Aim of the task: Copy all entries without alteration and skip the pictures they hold.

Exercise data:

________________________________________

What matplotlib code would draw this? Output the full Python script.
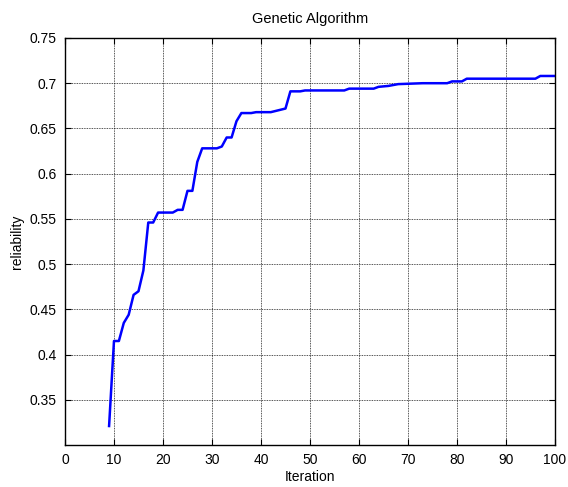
import matplotlib
matplotlib.use("Agg")
import matplotlib.pyplot as plt

# best reliability per iteration (vertices)
iterations = [9, 10, 11, 12, 13, 14, 15, 16, 17, 18, 19, 22, 23, 24, 25, 26, 27, 28,
              31, 32, 33, 34, 35, 36, 38, 39, 42, 45, 46, 48, 49, 57, 58, 63, 64, 66,
              68, 73, 78, 79, 81, 82, 96, 97, 100]
reliability = [0.321, 0.415, 0.415, 0.435, 0.444, 0.466, 0.470, 0.493, 0.546, 0.546,
               0.557, 0.557, 0.560, 0.560, 0.581, 0.581, 0.613, 0.628, 0.628, 0.630,
               0.640, 0.640, 0.658, 0.667, 0.667, 0.668, 0.668, 0.672, 0.691, 0.691,
               0.692, 0.692, 0.694, 0.694, 0.696, 0.697, 0.699, 0.700, 0.700, 0.702,
               0.702, 0.705, 0.705, 0.708, 0.708]

x_ticks = list(range(0, 101, 10))
y_ticks = [0.35, 0.4, 0.45, 0.5, 0.55, 0.6, 0.65, 0.7, 0.75]
y_labels = ['0.35', '0.4', '0.45', '0.5', '0.55', '0.6', '0.65', '0.7', '0.75']

plt.rcParams['font.family'] = ['Liberation Sans', 'DejaVu Sans']
plt.rcParams['font.size'] = 10

fig = plt.figure(figsize=(5.68, 4.87), dpi=100)
ax = fig.add_axes([0.1144, 0.0862, 0.8627, 0.8358])

ax.plot(iterations, reliability, color=(0, 0, 1), linewidth=1.8)

ax.set_xlim(0, 100)
ax.set_ylim(0.3, 0.75)
ax.set_xticks(x_ticks)
ax.set_yticks(y_ticks)
ax.set_yticklabels(y_labels)
ax.tick_params(direction='in', top=True, right=True, length=4, width=0.8, pad=6)
ax.grid(True, color='black', linestyle=(0, (1, 1)), linewidth=0.6, alpha=0.9)
for s in ax.spines.values():
    s.set_linewidth(1.0)

ax.set_title('Genetic Algorithm', fontsize=10.5, pad=11)
ax.set_xlabel('Iteration', labelpad=2)
ax.set_ylabel('reliability', labelpad=4)

fig.savefig('out.png', dpi=100)
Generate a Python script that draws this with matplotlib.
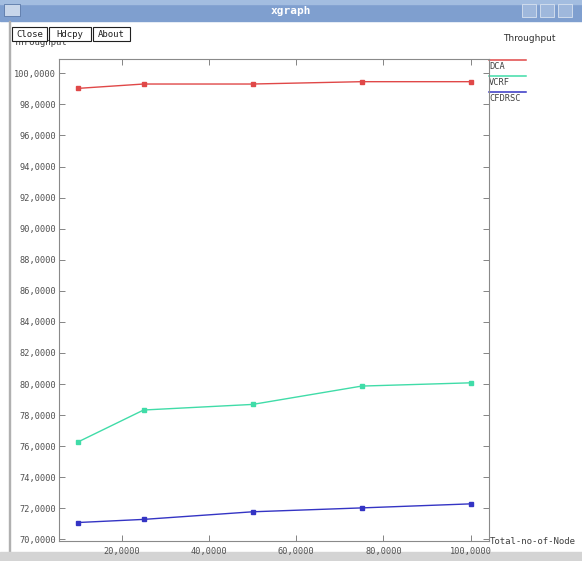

________________________________________

Expected answer:
What matplotlib code would draw this? Output the full Python script.
import matplotlib
matplotlib.use("Agg")
import matplotlib.pyplot as plt

# best reliability per iteration (vertices)
iterations = [9, 10, 11, 12, 13, 14, 15, 16, 17, 18, 19, 22, 23, 24, 25, 26, 27, 28,
              31, 32, 33, 34, 35, 36, 38, 39, 42, 45, 46, 48, 49, 57, 58, 63, 64, 66,
              68, 73, 78, 79, 81, 82, 96, 97, 100]
reliability = [0.321, 0.415, 0.415, 0.435, 0.444, 0.466, 0.470, 0.493, 0.546, 0.546,
               0.557, 0.557, 0.560, 0.560, 0.581, 0.581, 0.613, 0.628, 0.628, 0.630,
               0.640, 0.640, 0.658, 0.667, 0.667, 0.668, 0.668, 0.672, 0.691, 0.691,
               0.692, 0.692, 0.694, 0.694, 0.696, 0.697, 0.699, 0.700, 0.700, 0.702,
               0.702, 0.705, 0.705, 0.708, 0.708]

x_ticks = list(range(0, 101, 10))
y_ticks = [0.35, 0.4, 0.45, 0.5, 0.55, 0.6, 0.65, 0.7, 0.75]
y_labels = ['0.35', '0.4', '0.45', '0.5', '0.55', '0.6', '0.65', '0.7', '0.75']

plt.rcParams['font.family'] = ['Liberation Sans', 'DejaVu Sans']
plt.rcParams['font.size'] = 10

fig = plt.figure(figsize=(5.68, 4.87), dpi=100)
ax = fig.add_axes([0.1144, 0.0862, 0.8627, 0.8358])

ax.plot(iterations, reliability, color=(0, 0, 1), linewidth=1.8)

ax.set_xlim(0, 100)
ax.set_ylim(0.3, 0.75)
ax.set_xticks(x_ticks)
ax.set_yticks(y_ticks)
ax.set_yticklabels(y_labels)
ax.tick_params(direction='in', top=True, right=True, length=4, width=0.8, pad=6)
ax.grid(True, color='black', linestyle=(0, (1, 1)), linewidth=0.6, alpha=0.9)
for s in ax.spines.values():
    s.set_linewidth(1.0)

ax.set_title('Genetic Algorithm', fontsize=10.5, pad=11)
ax.set_xlabel('Iteration', labelpad=2)
ax.set_ylabel('reliability', labelpad=4)

fig.savefig('out.png', dpi=100)
Generate a Python script that draws this with matplotlib.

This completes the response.